The Indian Parliament enacted from the period 1973 to 1977 a total of 302 laws; as against this the total number of statutory orders and rules passed in the same period was approximately 25,414. Corresponding figures for States and union territories are not just available but the number of rules issued under the delegated legislation powers may well be astronomical......" Plenary powers of law-making are entrusted to elected representatives. But the political government instructed by the bureaucracy, by and large, gets bills through with the aid of the three-line whip. Even otherwise, legislators are sometimes innocent of legal skills; and complex legislations call for considerable information and instruction. The law-making sequence leaves much to subordinate legislation which, in practical terms, means surrender to the surrogate, viz., the bureaucracy which occupies commanding heights within the Secretariat. The technocracy and the bureaucracy which mostly draft subordinate legislation are perhaps well-meaning and well- informed but insulated from parliamentary audit, isolated from popular pressure and paper-logged most of the time. And units of local self-government are reduced to a para-babel mechanisms, what with a pyramid of officialdom above them.

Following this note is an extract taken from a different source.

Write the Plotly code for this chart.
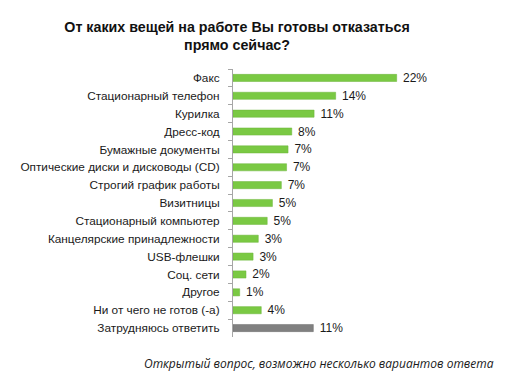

The core of Shri Tarkunde's argument, even though rejected in legal terms by force of precedents, has a realistic touch to the effect that municipal administration in the matter of taxation, if taken over by Government as under s. 90(5) of the Act, becomes administration by the barrel of the Secretariat pen. The doctrine of delegation, in its extreme positions, is fraught with democracy by proxy of a coterie, of which the nation, in its naivete, may not be fully cognizant.

Therefore, the system of law-making and performance auditing needs careful, yet radical, re-structuring, if participative, pluralist Government by the People is not to be jettisoned. We have laid down the law and obeyed the precedents but felt it necessary to lay bare briefly the political portents implicit in the extent law, for action by the national leadership betimes. Who owns and operates India, that is Bharat ? That disturbing interrogation becomes deeply relevant 872 as we debate and decide the jurisprudence of delegation of power and vicarious exercise and so we have pardonably ventured to make heuristic hints and to project new perspectives.

The journey's end is in sight. The discussion has come to a close. The notification suffers from no infirmity. The writ petitions stand dismissed. Costs one set. (to the state) P.H.P. Petitions dismissed.